Last week I posted some statistical results comparing five 2012 projections systems’ statistics to actual 2012 numbers for wOBA, a good summary offensive rate statistic. Now I’d like to run a similar analysis, but using pitching data, and 3 pitching rate statistics.
I’ll be running numbers for a total of 7 systems:
- CAIRO – from S B of the Replacement Level Yankees Weblog.
- Marcel – the basic projections from Tom Tango, coauthor of The Book.
- Steamer – developed by Jared Cross, Dash Davidson, and Peter Rosenbloom.
- ZiPS – projections from Dan Szymborski of Baseball Think Factory and ESPN.
- RotoValue – my own old projection algorithm.
- NewRV – a new algorithm, based closely on Marcel, that I’m tinkering with.
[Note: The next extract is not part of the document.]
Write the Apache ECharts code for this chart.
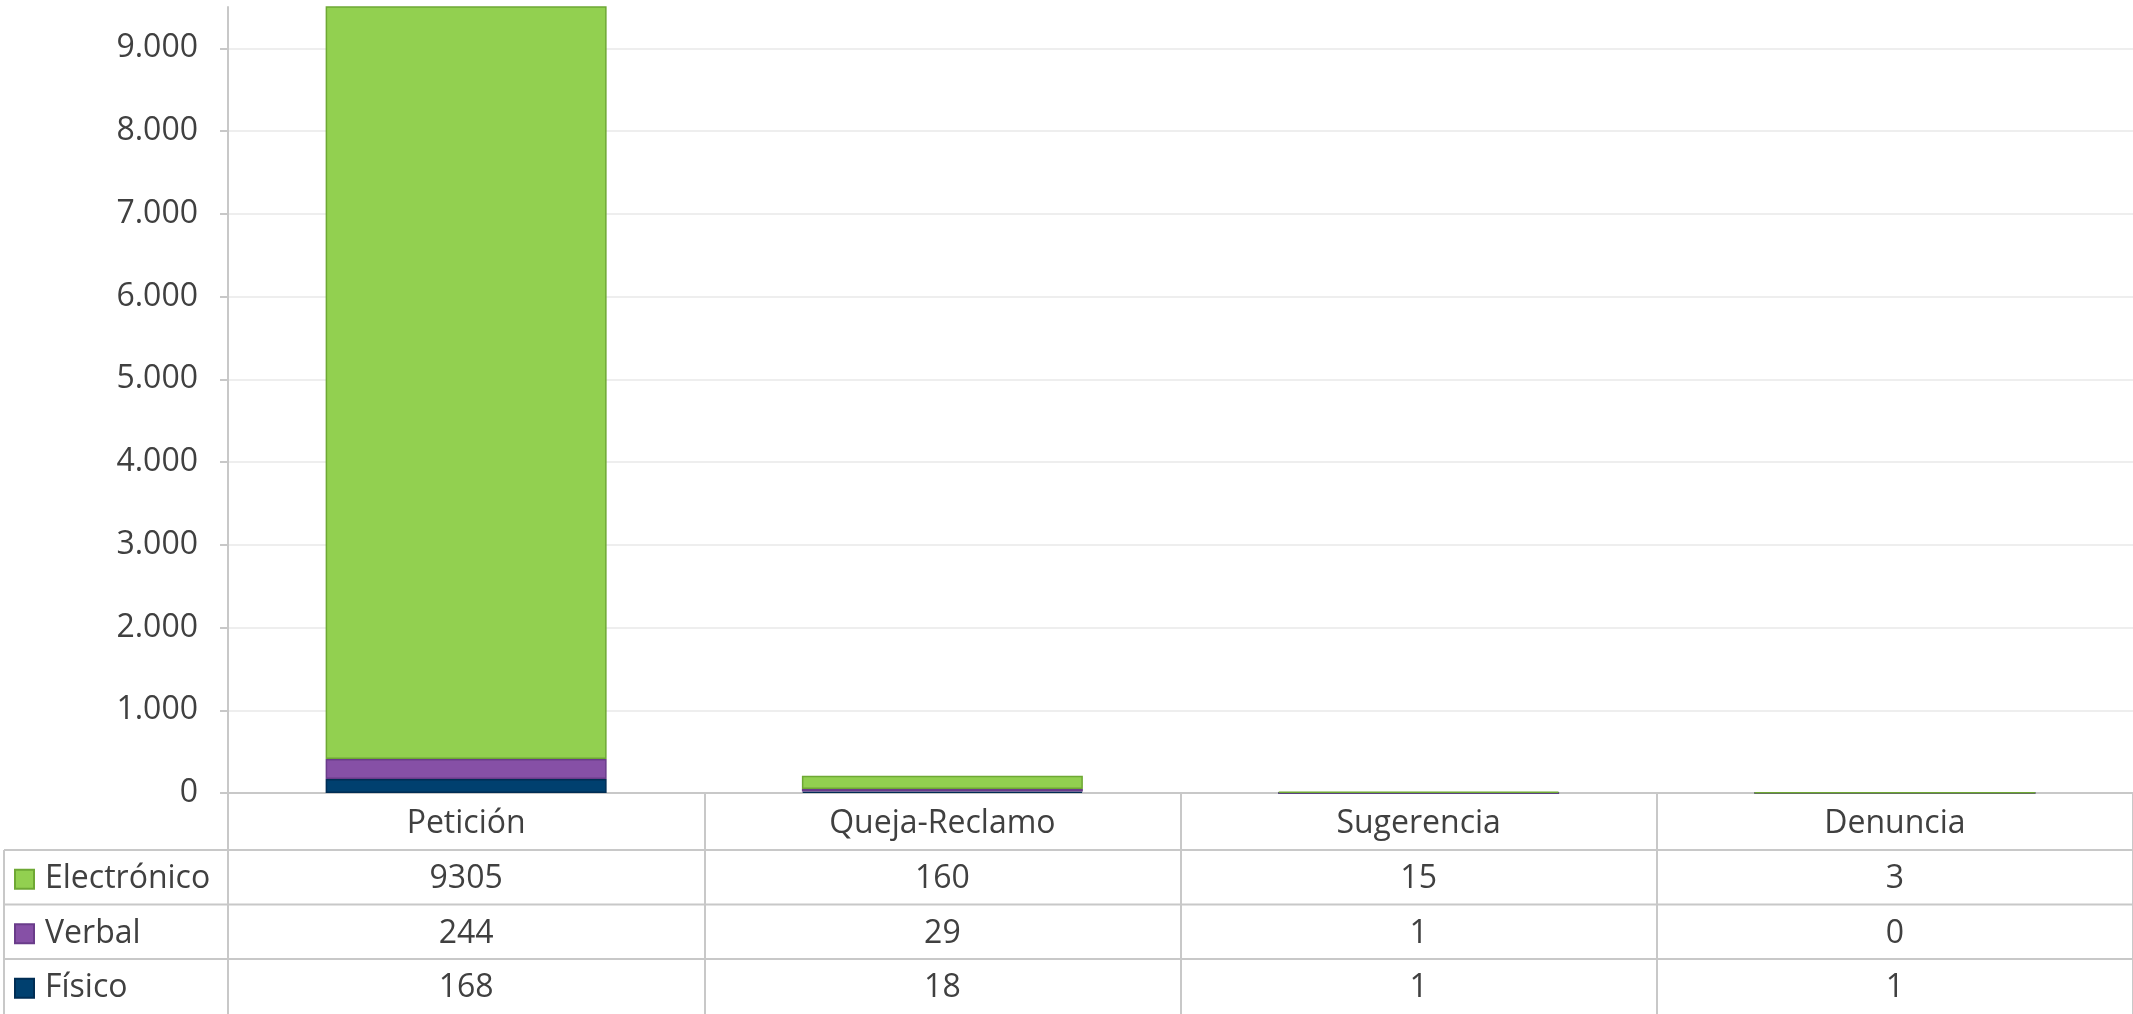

- Babip – a second new algorithm, where I force BABIP to be the same for all players.
I’ll be comparing each model in earned run average, strikouts/9 innings, and WHIP (walks plus hits per inning), statistics I suspect are of interest to fantasy league players, and I’m also including actual 2012 data, as well as unadjusted 2011 data as a baseline “projection”. As before, I’m computing both mean absolute error and root mean square error for the rate statistics. All these averages are weighted by innings pitched, showing data only for those players projected by all systems.
First earned run average:
Steamer had the lowest RMSE by far, and just barely edged CAIRO in MAE.
Again Steamer has the lowest RMSE and MAE, while the Babip-adjusted new model I’m testing had the second lowest RMSE, and Tom Tango’s Marcel had the second-lowest MAE. This is a good time to make the point that in computing errors, I do adjust for the difference in average from the projection and the actual MLB average. There are two reasons for this: the actual value of the league’s composite stats can vary due to external factors, so I don’t want to penalize a system simply for missing the league average; second, from a fantasy perspective what matters isn’t the player’s raw statistics themselves, but how those statistics compare to other players. A 3.80 ERA is outstanding when the league average is 4.50, but it’s not so good when the league’s ERA is 3.50. So long as the projection tells me what players will be good and what ones won’t, I don’t care so much about matching actual stats.
One of the developers of Steamer, Jared Cross, had e-mailed me to say that they found a bug in their WHIP computations, causing it to be too high across the board. In this error analysis, however, there is no penalty for being off on the league averages, and indeed Steamer still performed the best here in 2012.
Finally, K/9 IP:
Again Steamer had the lowest RMSE and MAE of all the systems I tested. My new method(s) came in 2nd/3rd with the exact same data, which is by design. Essentially my Babip model is the same as the NewRV model, just with one additional adjustment for hits, so that each pitcher’s BABIP matches last year’s league average BABIP. Changing the hits does have a small impact on runs, and thus ERA, but both systems project exactly the same strikeout values.
To summarize across all the stats I tested, Steamer had the lowest errors in all three statistics, but the other systems (aside from my old RotoValue model) all had different relative strengths. CAIRO, Marcel, and my new Babip-adjusted model did well in ERA. My Babip model, Marcel, and ZiPS did well in WHIP. And my new models, ZiPS, and CAIRO did well in K/9. Comparing new models I’m back-testing with projections made before the 2012 season is not entirely fair to the projections, but it is certainly helpful as a benchmark.
When I compared my new models for batting statistics, I found assuming BABIP was the same for all batters made the projections worse. But making that assumption for pitchers looks like it improves accuracy.
The old RotoValue model is again clearly inferior at projecting rate statistics than anything else I tested. It’s still better than just using last year’s data, but it’s not competitive with other systems. And so for 2013, RotoValue will be using a new method for its own baseball statistics projections. I’d also be happy to include projection data from any sources that want to share it.
This analysis is still simply looking at rate statistics, only using playing time to weight the players in the averaging (a system gets more credit for being accurate for a 200 inning starter than being accurate for a 40 inning reliever). But it’s only weighing by actual 2012 innings, so systems get little or no credit (or blame) for how well they project actual playing time. For fantasy purposes, getting playing time is indeed important. That’s a topic for a different post.